Friday, June 27, 2008

12 Angry Men vs. 12 Gentle Japanese

Warning: SPOILERS. Don’t read this if you don’t want to know the endings.

Years ago I watched the 1957 classic film 12 Angry Men. Turns out, in 1991, Japanese director Shun Nakahara made a spoof of that film. Brian and I watched both movies recently, one after the other, to see how they compared. The original film is of course a drama. Based on a play of the same name, this movie, starring Henry Fonda, Jack Warden, Jack Klugman and Ed Begley, is set entirely in one room and is fraught with tension and suspense. The defendent is a young man accused of killing his father. The 12 jurors are sequestered in a small room where they have to decide a verdict on the seemingly open and shut case. All the jurors but one quickly state that they believe the accused is guilty. They are ready to leave the room, but there is one hold-out - Henry Fonda. It’s a hot summer day, the fan isn’t working, and the heat in the room seems to increase the tension, to mirror the jurors’ increasing claustrophobia. There is also a storm brewing outside. Finally it starts to rain, and slowly, methodically, the jurors are brought around to Fonda’s way of thinking – his arguments are sound. As time goes on, and more jurors switch sides, the tension eases. The storm abates, and Glugman’s character figures out that the fan does work, and things cool down literally and figuratively. The last juror to give in is J. Lee Cobb’s character, who, it turns out, is taking the trial of the young man personally, seeing in the man his own estranged “ungrateful” son. Finally, he faces his own anguish and realizes he is being unfair. The verdict is not guilty.


The 1991 Japanese version of the movie is more of a spoof than a serious attempt at a remake. This is fairly clear by the title, which is 12人の優しい日本人 (juu-ni nin no yasashii nihonjin – 12 Gentle Japanese). The film parallels the original in many ways – it is filmed mostly in one small, hot room (though somehow the jurors get to go outside for a breath of air!), and the jurors must come to a consensus . However, the atmosphere is rather light as the movie opens as 12 seemingly happy, chatty people quickly pile into the room, and the spokesperson begins taking orders for drinks –iced coffee, iced tea, banana juice, Yakult [a yogurt drink] and even a fruit parfait are all ordered amidst a party-like atmosphere. The defendant in this case is a young divorced mother accused of pushing her ex-husband in front of a truck. The jurors sit down, and quickly all but one state that the young woman is not guilty (muzai). They quickly rise, say how fun this get together was, and prepare to leave. However, there is one hold-out – a young, professional-looking man. He has reasonable arguments for the woman’s guilt, while, at first, the only arguments for her innocence are: she’s too cute to do something like that, I can see when someone is lying, it’s a feeling, etc…Eventually, though, after some flip-flopping, it is determined that the woman is, indeed, not guilty, and the hold-out, it turns out, was harboring a bit of a grudge against his own wife. Realizing this, he gives in and changes his verdict to not guilty.

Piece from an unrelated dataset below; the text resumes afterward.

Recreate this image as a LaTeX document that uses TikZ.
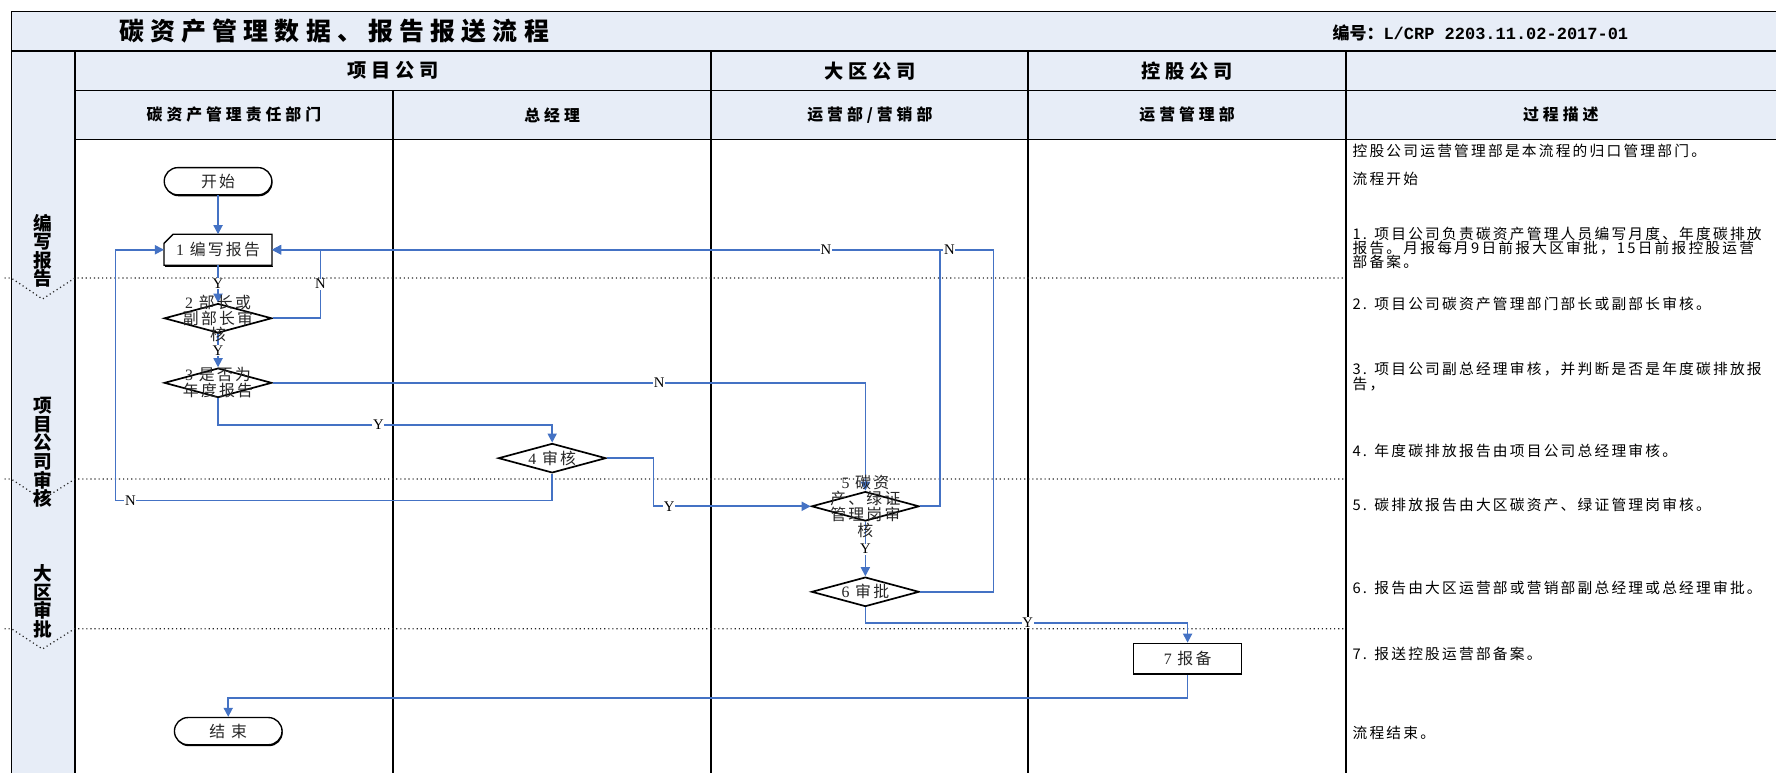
\documentclass[tikz,border=0pt]{standalone}
\usepackage{fontspec}
\setmainfont{Liberation Serif}
\newfontfamily\cjkd{Noto Sans CJK SC}[LetterSpace=14]
\newfontfamily\cjkt{Noto Sans CJK SC}[LetterSpace=15]
\newfontfamily\cjkh{Noto Sans CJK SC}[LetterSpace=25]
\newfontfamily\cjkb{Noto Sans CJK SC}
\newfontfamily\monob{Liberation Mono}
\usetikzlibrary{shapes.geometric,shapes.misc,arrows.meta,shadows,calc}
\definecolor{hdrbg}{RGB}{231,237,247}
\definecolor{flowc}{RGB}{68,114,196}
\tikzset{
  gridline/.style={line width=1.4pt, black},
  laneline/.style={line width=1.8pt, black},
  phasesep/.style={line width=1.1pt, dash pattern=on 1pt off 2.6pt, black!85},
  flow/.style={draw=flowc, line width=1.5pt, -{Triangle[length=8pt,width=8pt]}},
  yn/.style={fill=white, inner sep=0.6pt, font=\rmfamily\fontsize{13}{13}\selectfont},
  terminal/.style={rounded rectangle, draw, line width=1.2pt, fill=white, minimum width=95pt, minimum height=24pt, inner sep=0pt, font=\cjkd\fontsize{14}{14}\selectfont, text=black!85, drop shadow={shadow xshift=0.6pt, shadow yshift=-1.3pt, fill=black, opacity=1}},
  procbox/.style={rectangle, draw, line width=1.2pt, fill=white, minimum width=95pt, minimum height=27pt, inner sep=0pt, font=\cjkd\fontsize{14}{14}\selectfont, text=black!85, drop shadow={shadow xshift=0.6pt, shadow yshift=-1.3pt, fill=black, opacity=1}},
  cardnode/.style={rectangle, minimum width=95pt, minimum height=27pt, inner sep=0pt, font=\cjkd\fontsize{14}{14}\selectfont, text=black!85},
  decision/.style={diamond, draw, line width=1.5pt, fill=white, minimum width=95pt, minimum height=26pt, inner sep=0pt},
  dtext/.style={align=center, inner sep=0pt, font=\cjkd\fontsize{14}{12.6}\selectfont, text=black!85},
  desc/.style={anchor=west, align=left, inner sep=0pt, font=\cjkt\fontsize{13}{12.6}\selectfont},
  hdra/.style={font=\cjkh\bfseries\fontsize{17}{17}\selectfont},
  hdrb/.style={font=\cjkh\bfseries\fontsize{14}{14}\selectfont},
  phase/.style={align=center, inner sep=0pt, font=\cjkh\bfseries\fontsize{16.5}{16.4}\selectfont},
}
\begin{document}
\begin{tikzpicture}[x=1pt,y=-1pt]
\useasboundingbox (0,0) rectangle (1568,682.5);
\clip (0,0) rectangle (1568,682.5);
\fill[white] (0,0) rectangle (1568,682.5);
% backgrounds
\fill[hdrbg] (10,10) rectangle (1568,45);
\fill[hdrbg] (66,45) rectangle (1568,123);
\fill[hdrbg] (10,45) rectangle (66,682.5);
% grid
\draw[gridline] (1568,10) -- (10,10) -- (10,682.5);
\draw[gridline] (10,45) -- (1568,45);
\draw[gridline] (66,45) -- (66,682.5);
\draw[gridline] (66,80) -- (1568,80);
\draw[gridline] (66,123) -- (1568,123);
\draw[laneline] (347,80) -- (347,682.5);
\draw[laneline] (628,45) -- (628,682.5);
\draw[laneline] (908,45) -- (908,682.5);
\draw[laneline] (1188,45) -- (1188,682.5);
% phase separators
\draw[phasesep] (4,245.5) -- (10,245.5) -- (37.5,264) -- (66,245.5) -- (1188,245.5);
\draw[phasesep] (4,423) -- (10,423) -- (37.5,441) -- (66,423) -- (1188,423);
\draw[phasesep] (4,555) -- (10,555) -- (37.5,573) -- (66,555) -- (1188,555);
% titles
\node[font=\cjkh\bfseries\fontsize{22}{22}\selectfont] (title) at (295,27.5) {碳资产管理数据、报告报送流程};
\node[font=\fontsize{15}{15}\selectfont] (code) at (1307,29) {{\cjkb\bfseries 编号：}{\monob\bfseries L/CRP 2203.11.02-2017-01}};
\node[hdra] (hA) at (347,62.5) {项目公司};
\node[hdra] (hB) at (768,62.5) {大区公司};
\node[hdra] (hC) at (1048,62.5) {控股公司};
\node[hdrb] (hA1) at (206.5,101.5) {碳资产管理责任部门};
\node[hdrb] (hA2) at (487.5,101.5) {总经理};
\node[hdrb] (hB1) at (768,101.5) {运营部/营销部};
\node[hdrb] (hC1) at (1048,101.5) {运营管理部};
\node[hdrb] (hD1) at (1378,101.5) {过程描述};
% phases
\node[phase] (ph1) at (37.5,221.5) {编\\写\\报\\告};
\node[phase] (ph2) at (37.5,399.5) {项\\目\\公\\司\\审\\核};
\node[phase] (ph3) at (37.5,531) {大\\区\\审\\批};
% flow nodes
\node[terminal] (start) at (192.5,160) {开始};
\node[cardnode] (n1) at (192.5,220.5) {\textrm{1}\ 编写报告};
\draw[line width=1.2pt] ($(n1.north west)+(8,0)$) -- (n1.north east) -- (n1.south east) -- (n1.south west) -- ($(n1.north west)+(0,8)$) -- cycle;
\draw[line width=1.3pt] ($(n1.south west)+(0.6,1.1)$) -- ($(n1.south east)+(0.6,1.1)$);
\node[decision] (d2) at (192.5,281) {};
\node[decision] (d3) at (192.5,338) {};
\node[decision] (d4) at (487.5,404.5) {};
\node[decision] (d5) at (764,447) {};
\node[decision] (d6) at (764,522.5) {};
\node[procbox] (n7) at (1048.5,581.5) {\textrm{7}\ 报备};
\node[terminal] (end) at (201.5,645.5) {结\ 束};
% connectors
\coordinate (c2) at (283,220.5);
\coordinate (c3) at (487.5,375);
\coordinate (c4) at (102,442);
\coordinate (c5) at (577,447);
\coordinate (c6) at (830,220.5);
\coordinate (c7) at (877,220.5);
\coordinate (c8) at (1048.5,550);
\coordinate (c9) at (201.5,616);
\draw[flow] (start.south) -- (n1.north);
\draw[flow] (n1.south) -- node[yn]{Y} (d2.north);
\draw[flow] (d2.east) -| node[yn,pos=0.75]{N} (c2) -- (n1.east);
\draw[flow] (d2.south) -- node[yn]{Y} (d3.north);
\draw[flow] (d3.east) -| node[yn,pos=0.326]{N} (d5.north);
\draw[flow] (d3.south) |- node[yn,pos=0.74]{Y} (c3) -- (d4.north);
\draw[flow] (d4.south) |- node[yn,pos=0.983]{N} (c4) |- (n1.west);
\draw[flow] (d4.east) -| (c5) -- node[yn,pos=0.1]{Y} (d5.west);
\draw[flow] (d6.east) -| (c7) -- node[yn,pos=0.061]{N} (n1.east);
\draw[flow] (d5.east) -| (c6) -- node[yn,pos=0.171]{N} (n1.east);
\draw[flow] (d5.south) -- node[yn]{Y} (d6.north);
\draw[flow] (d6.south) |- node[yn,pos=0.752]{Y} (c8) -- (n7.north);
\draw[flow] (n7.south) |- (c9) -- (end.north);
% decision texts
\node[dtext] (t2) at (d2) {\textrm{2}\ 部长或\\副部长审\\核};
\node[dtext] (t3) at (d3) {\textrm{3}\ 是否为\\年度报告};
\node[dtext] (t4) at (d4) {\textrm{4}\ 审核};
\node[dtext] (t5) at (d5) {\textrm{5}\ 碳资\\产、绿证\\管理岗审\\核};
\node[dtext] (t6) at (d6) {\textrm{6}\ 审批};
% descriptions
\node[desc] (s0) at (1194,133) {控股公司运营管理部是本流程的归口管理部门。};
\node[desc] (s00) at (1194,158) {流程开始};
\node[desc] (s1) at (1194,219) {1. 项目公司负责碳资产管理人员编写月度、年度碳排放\\报告。月报每月9日前报大区审批，15日前报控股运营\\部备案。};
\node[desc] (s2) at (1194,268) {2. 项目公司碳资产管理部门部长或副部长审核。};
\node[desc] (s3) at (1194,332.5) {3. 项目公司副总经理审核，并判断是否是年度碳排放报\\告，};
\node[desc] (s4) at (1194,398) {4. 年度碳排放报告由项目公司总经理审核。};
\node[desc] (s5) at (1194,446) {5. 碳排放报告由大区碳资产、绿证管理岗审核。};
\node[desc] (s6) at (1194,519) {6. 报告由大区运营部或营销部副总经理或总经理审批。};
\node[desc] (s7) at (1194,577) {7. 报送控股运营部备案。};
\node[desc] (s8) at (1194,647) {流程结束。};
\end{tikzpicture}
\end{document}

So, the parallels are obvious, the ending's the same, but the process is oh so different. One of the greatest ironies is that Japan does not have a jury system (this may change in 2009 when 6-member juries are introduced), so one has to wonder how effective this movie was when it was released? But for us, at least, it was pretty funny and a very interesting “remake” of the original, with a very distinctive Japanese flavour.